Our family is in the stage of ministry, where we are doing our initial support-raising, for our first term in Paraguay.  My husband is American, and I’m Canadian.  Our children are dual citizens, and we chose to do our training in Canada.  Now, as we’re getting ready to do a fairly big ministry partnership development trip, we have a lot of paperwork to do.  Times two.  Everything we do for the US, we have to do for Canada.  That includes 2 tax-returns each year, two sets of ID for each of the kids, keeping track of bank accounts in both countries, and a host of other things.  Now, we’ll have to add a third country to the list.  Visa’s, shots, country ID’s, international drivers’ licenses, not to mention finding a place to live and EVERYTHING that goes along with that.

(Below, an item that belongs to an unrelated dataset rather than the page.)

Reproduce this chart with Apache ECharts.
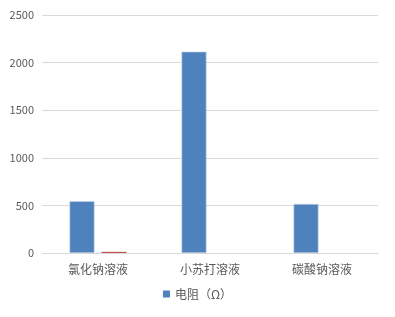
<!DOCTYPE html>
<html>
<head>
<meta charset="utf-8">
<script src="https://cdn.jsdelivr.net/npm/echarts@6/dist/echarts.min.js"></script>
<style>
html,body{margin:0;padding:0;background:#fff;}
#chart{width:395px;height:317px;}
</style>
</head>
<body>
<div id="chart"></div>
<script>
// Solutions measured
const categories = ['氯化钠溶液', '小苏打溶液', '碳酸钠溶液'];
// Resistance readings (Ω)
const resistance = [545, 2115, 515];
// Secondary series (only the first solution has a reading)
const secondary = [12, 0, 0];
const yTicks = { min: 0, max: 2500, interval: 500 };

const chart = echarts.init(document.getElementById('chart'));
const font = '"Noto Sans CJK SC", "Microsoft YaHei", sans-serif';
chart.setOption({
  animation: false,
  grid: { left: 42, right: 17, top: 15, bottom: 64, containLabel: false },
  legend: {
    data: [{ name: '电阻（Ω）', itemStyle: { borderWidth: 0 } }],
    bottom: 12,
    left: 'center',
    itemWidth: 7,
    itemHeight: 7,
    itemGap: 10,
    icon: 'rect',
    textStyle: { color: '#595959', fontSize: 12, fontFamily: font }
  },
  xAxis: {
    type: 'category',
    data: categories,
    axisLine: { lineStyle: { color: '#d9d9d9' } },
    axisTick: { show: false },
    axisLabel: { color: '#595959', fontSize: 12, fontFamily: font, margin: 10 }
  },
  yAxis: {
    type: 'value',
    min: yTicks.min,
    max: yTicks.max,
    interval: yTicks.interval,
    axisLine: { show: false },
    axisTick: { show: false },
    splitLine: { lineStyle: { color: '#d9d9d9' } },
    axisLabel: {
      color: '#595959', fontSize: 11, fontFamily: font, margin: 8,
      formatter: v => String(v)
    }
  },
  series: [
    {
      name: '电阻（Ω）',
      type: 'bar',
      data: resistance,
      barWidth: 25,
      barGap: '28%',
      itemStyle: { color: '#4F81BD', borderColor: '#c8d7ea', borderWidth: 0.6 }
    },
    {
      name: '其他',
      type: 'bar',
      data: secondary,
      barWidth: 25,
      itemStyle: { color: '#C0504D' }
    }
  ]
});
</script>
</body>
</html>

Today I was feeling quite overwhelmed with all we have to get done in order to serve in another country.  I’ll be honest, for a moment I thought, why are we doing all this?  This is so much paperwork and money.  Is it really worth it?  And I realized that that question goes right to where my heart is.  Focused on me.  I want to be comfortable. I want my own way.  I don’t want to have to do things that are hard.  For a split second I thought, what if we just went back to Florida, served in our church and community there, and we’ll be good?

But GOD.  Right after the selfish thought came another one, and another one.  “Did you think this would be easy?  Did you think I wasn’t aware of all you would have to do to take my Name to the ends of the earth?“  In His quiet, gentle way, God reminded me once again why we are doing what we’re doing.  We’re not simply raising money so we can take our family to another country and have a great experience, although it will be.  We’re not going to learn another language because we thought it’d look good on our kids’ college applications, although it probably will.  We’re not moving to a third-world country so we can make ourselves look good by serving some of the poorest of the poor.

No, we’re going because God is calling us to proclaim His name among the nations, just like He calls ALL Christians to do.  So why go to another country, instead of doing that calling in North America?  Because we want to proclaim the Gospel where it is not easily accessible.  There is so much available for people to hear the Good News of Jesus Christ.  From radio, TV, internet, books, conferences, the list is almost endless.  But in much of the rest of the world?  Not so much.  So what about the places in the world where Christians are not only a tiny minority, some have NO Christians to even proclaim the good news.  Romans 10:13-15 speaks to this dilemma.  “for, “Everyone who calls on the name of the Lord will be saved.  How, then, can they call on the one they have not believed in? And how can they believe in the one of whom they have not heard? And how can they hear without someone preaching to them? And how can anyone preach unless they are sent? As it is written: “How beautiful are the feet of those who bring good news!”


So, we will go.  We will do the hard things, the mundane things, the required things, in order to take the Gospel to those who have never heard.  Jesus IS worth it.  We will join God in the Impossible.  Will you?